Log database operations for security auditing:

import logging
from datetime import datetime
from functools import wraps

logger = logging.getLogger("grafeo.audit")

def audit_query(func):
    """Decorator to audit database queries."""
    @wraps(func)
    def wrapper(self, query: str, params: dict = None, *args, **kwargs):
        start = datetime.now()
        try:
            result = func(self, query, params, *args, **kwargs)
            logger.info(
                "QUERY",
                extra={
                    "query": query[:500],  # Truncate long queries
                    "params": str(params)[:200] if params else None,
                    "duration_ms": (datetime.now() - start).total_seconds() * 1000,
                    "result_count": len(result) if hasattr(result, "__len__") else None,
                }
            )
            return result
        except Exception as e:
            logger.error(
                "QUERY_ERROR",
                extra={
                    "query": query[:500],
                    "error": str(e),
                }
            )
            raise
    return wrapper

Sensitive Data Handling

Don't Store Secrets in Properties

# BAD - Storing plaintext password
db.create_node(["User"], {"email": "user@example.com", "password": "secret123"})

# GOOD - Store only hashed password
import hashlib
password_hash = hashlib.sha256(b"secret123").hexdigest()
db.create_node(["User"], {"email": "user@example.com", "password_hash": password_hash})

Mask Sensitive Data in Logs

def mask_sensitive(data: dict, sensitive_keys: set = {"password", "token", "secret"}):
    """Mask sensitive values in dictionaries."""
    return {
        k: "***MASKED***" if k.lower() in sensitive_keys else v
        for k, v in data.items()
    }

# Usage in logging
logger.info(f"Creating user: {mask_sensitive(user_data)}")
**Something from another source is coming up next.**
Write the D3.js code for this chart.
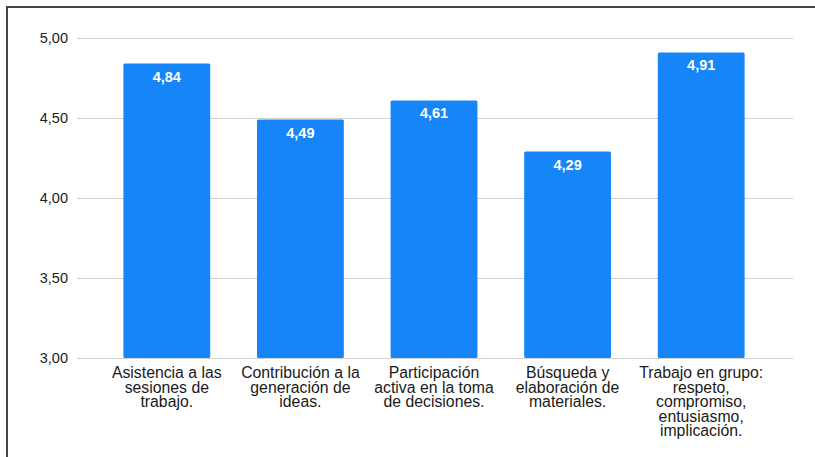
<!DOCTYPE html>
<html>
<head>
<meta charset="utf-8">
<script src="https://cdn.jsdelivr.net/npm/d3@7"></script>
<style>
  html, body { margin: 0; padding: 0; background: #fff; }
  svg { display: block; }
</style>
</head>
<body>
<svg id="chart" width="815" height="457"></svg>
<script>
// Category labels (each split into its printed lines)
const categories = [
  ["Asistencia a las", "sesiones de", "trabajo."],
  ["Contribución a la", "generación de", "ideas."],
  ["Participación", "activa en la toma", "de decisiones."],
  ["Búsqueda y", "elaboración de", "materiales."],
  ["Trabajo en grupo:", "respeto,", "compromiso,", "entusiasmo,", "implicación."]
];
const values = [4.84, 4.49, 4.61, 4.29, 4.91];
const yTicks = [3.0, 3.5, 4.0, 4.5, 5.0];

const fmt = v => d3.format(".2f")(v).replace(".", ",");

const svg = d3.select("#chart");
const W = 815, H = 457;

// Frame lines
svg.append("line").attr("x1", 6).attr("x2", W).attr("y1", 7).attr("y2", 7)
  .attr("stroke", "#444").attr("stroke-width", 2);
svg.append("line").attr("x1", 7).attr("x2", 7).attr("y1", 6).attr("y2", H)
  .attr("stroke", "#444").attr("stroke-width", 2);

const y = d3.scaleLinear().domain([3, 5]).range([358, 38]);
const x = d3.scaleBand().domain(d3.range(categories.length))
  .range([100, 768]).paddingInner(0.35).paddingOuter(0.175);

const font = "'Liberation Sans', Arial, Helvetica, sans-serif";

// Gridlines + tick labels
const grid = svg.append("g");
grid.selectAll("line").data(yTicks).join("line")
  .attr("x1", 77).attr("x2", 793)
  .attr("y1", d => y(d) + 0.5).attr("y2", d => y(d) + 0.5)
  .attr("stroke", "#d0d0d0").attr("stroke-width", 1);
grid.selectAll("text").data(yTicks).join("text")
  .attr("x", 68).attr("y", d => y(d))
  .attr("dy", "0.35em")
  .attr("text-anchor", "end")
  .attr("font-family", font).attr("font-size", 14.5)
  .attr("fill", "#222")
  .text(fmt);

// Bars
svg.append("g").selectAll("rect").data(values).join("rect")
  .attr("x", (d, i) => x(i))
  .attr("width", x.bandwidth())
  .attr("y", d => y(d))
  .attr("height", d => y(3) - y(d))
  .attr("rx", 1.5)
  .attr("fill", "#1685f8");

// Value labels inside the bars
svg.append("g").selectAll("text").data(values).join("text")
  .attr("x", (d, i) => x(i) + x.bandwidth() / 2)
  .attr("y", d => y(d) + 18)
  .attr("text-anchor", "middle")
  .attr("font-family", font).attr("font-size", 14.5).attr("font-weight", "bold")
  .attr("fill", "#fff")
  .text(fmt);

// Category labels under the axis
const cat = svg.append("g").selectAll("text").data(categories).join("text")
  .attr("x", (d, i) => x(i) + x.bandwidth() / 2)
  .attr("y", 378)
  .attr("text-anchor", "middle")
  .attr("font-family", font).attr("font-size", 15.8)
  .attr("fill", "#1a1a1a");
cat.selectAll("tspan").data(d => d).join("tspan")
  .attr("x", function () { return d3.select(this.parentNode).attr("x"); })
  .attr("dy", (d, i) => i === 0 ? 0 : 14.5)
  .text(d => d);
</script>
</body>
</html>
Consider Encryption for Sensitive Properties

from cryptography.fernet import Fernet

# Generate key (store securely!)
key = Fernet.generate_key()
cipher = Fernet(key)

def encrypt_value(value: str) -> str:
    return cipher.encrypt(value.encode()).decode()

def decrypt_value(encrypted: str) -> str:
    return cipher.decrypt(encrypted.encode()).decode()

# Store encrypted
ssn_encrypted = encrypt_value("123-45-6789")
db.create_node(["Person"], {"name": "Alix", "ssn_encrypted": ssn_encrypted})

# Retrieve and decrypt
node = db.get_node(node_id)
ssn = decrypt_value(node.properties["ssn_encrypted"])

Network Security

If exposing Grafeo through an API:

1. Add Authentication Layer

from flask import Flask, request, jsonify
from functools import wraps
from grafeo import GrafeoDB

app = Flask(__name__)
db = GrafeoDB("./mydb")

def require_api_key(f):
    @wraps(f)
    def decorated(*args, **kwargs):
        api_key = request.headers.get("X-API-Key")
        if api_key != os.environ["API_KEY"]:
            return jsonify({"error": "Invalid API key"}), 401
        return f(*args, **kwargs)
    return decorated

@app.route("/query", methods=["POST"])
@require_api_key
def query():
    data = request.json
    result = db.execute(data["query"], data.get("params"))
    return jsonify(result.to_list())

2. Use HTTPS

Always use TLS when exposing over network:

# Use gunicorn with SSL
# gunicorn --certfile cert.pem --keyfile key.pem app:app

3. Rate Limiting

from flask_limiter import Limiter

limiter = Limiter(app, key_func=lambda: request.headers.get("X-API-Key"))

@app.route("/query", methods=["POST"])
@limiter.limit("100/minute")
@require_api_key
def query():
    ...

Backup Security

Secure Backup Storage

import shutil
import os

def secure_backup(db_path: str, backup_path: str):
    """Create a secure backup."""
    # Create backup
    db.save(backup_path)

    # Set restrictive permissions
    os.chmod(backup_path, 0o600)

    # Optionally encrypt
    # gpg --encrypt --recipient admin@example.com backup_path

Secure Backup Transfer

# Encrypt before transfer
gpg --encrypt --recipient admin@example.com backup.db

# Transfer encrypted file
scp backup.db.gpg backup-server:/backups/

Security Checklist

Before deploying:

  • Database files have restricted permissions (700 or 600)
  • All queries use parameterization (no string interpolation)
  • Input validation on all user-provided data
  • Query results are limited to prevent DoS
  • Sensitive data is encrypted or hashed
  • Audit logging is enabled
  • API endpoints require authentication
  • HTTPS is enabled for network access
  • Rate limiting is configured
  • Backups are encrypted and access-controlled
  • Error messages don't expose internal details

Reporting Security Issues

To report a security vulnerability:

  1. Do not open a public GitHub issue
  2. Email security concerns to security@grafeo.dev
  3. Include steps to reproduce
  4. Allow time for a fix before public disclosure

Security issues are taken seriously and will receive a prompt response.